Bundled actin is required for NE bud formation. (A and B) Phalloidin-stabilized actin filaments were incubated with Pav^WT (A) and Pav^DEAD (B) protein. Final protein concentrations for bundling assays: Pav^WT, 200 nM; Pav^DEAD, 200 nM. (C) GST pulldown assays with ³⁵S-labeled in vitro translated Pav^DEAD and bacterially purified GST alone or GST-Wash full-length protein as indicated. 10% input is shown. (D–E″) Confocal micrograph projections of larval salivary gland nuclei from control (D–D″) and Pav^DEAD (E–E″) stained with Lamin B and dFz2C. (F) Quantification of NE buds per nucleus in larval salivary gland nuclei. The number of nuclei assayed (n) is indicated. (G–H″) Confocal micrograph projections of adult IFM from control (G–G″) and Pav^DEAD (H–H″) flies aged 21 d then stained for the activity dependent mitochondrial marker ATP-Synthetase α and phalloidin. (I) Quantification of ATP-Synthetase α fluorescence intensity from adult IFMs.
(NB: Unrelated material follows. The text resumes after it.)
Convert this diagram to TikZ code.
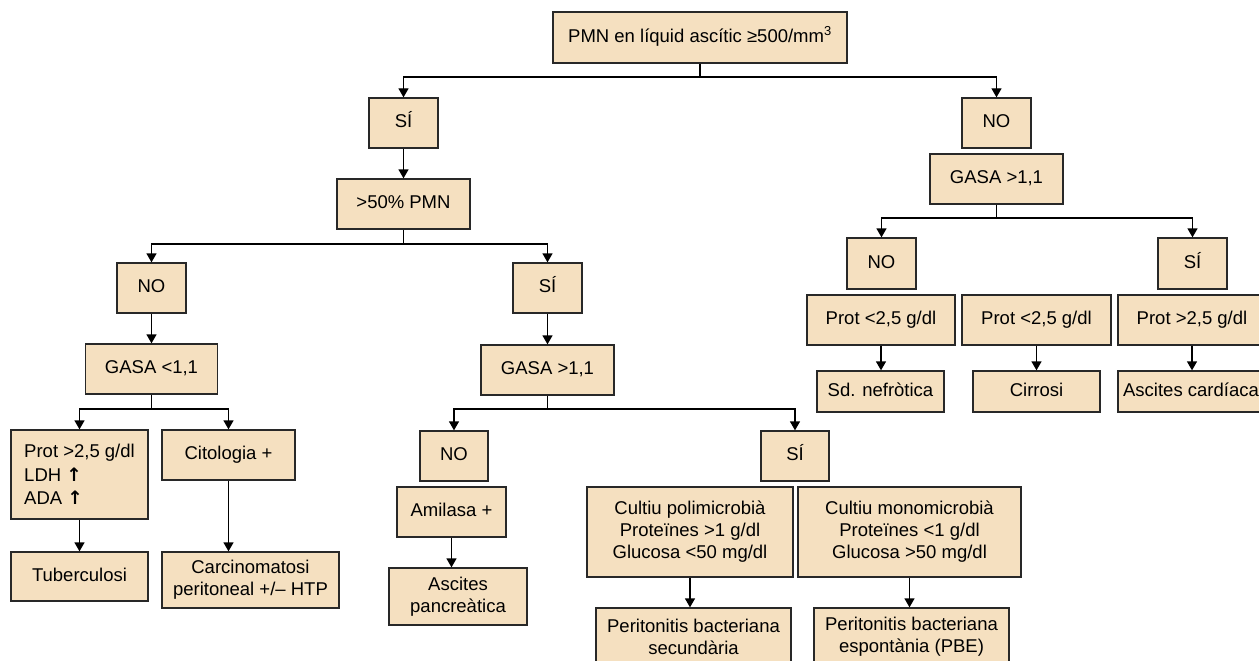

The number of IFM muscles assayed (n) is indicated. Error bars represent ± SEM. Kruskal–Wallis test (F and I); all P values indicated. Scale bars: 30 μm in A and B; 5 μm in D–E″ and G–H″. Source data are available for this figure: SourceData F6.

Figure 7.

Retention of dFz2C within NE buds requires actin. (A–F) Time-lapse confocal xy projection images from Drosophila salivary gland nuclei expressing GFP-Lamin (A–C) or dFz2-Scarlet (D–F) treated with DMSO (A and D), LatB (B and E), or colcemid (C and F) at the times indicated. (G) Quantification of the GFP-Lamin and dFz2-Scarlet in the conditions indicated. The number of nuclei assayed (n) is indicated. Error bars represent ± SEM. Two-tailed Student’s t test; all P values indicated. Scale bars: 10 μm.

Figure 8.

Roles of Wash, Pav, and Tum in NE bud formation and/or organization. Schematic diagram of NE budding highlighting the proposed roles of the two Wash-containing nuclear complexes. The ∼900 kD Wash/SHRC/Tum complex is proposed to mediate branched actin polymerization that aids in physical NE bud formation. The ∼750 kD Wash/Pav/Tum complex is proposed to use actin bundling to aid in the internal infrastructure/organization of NE buds.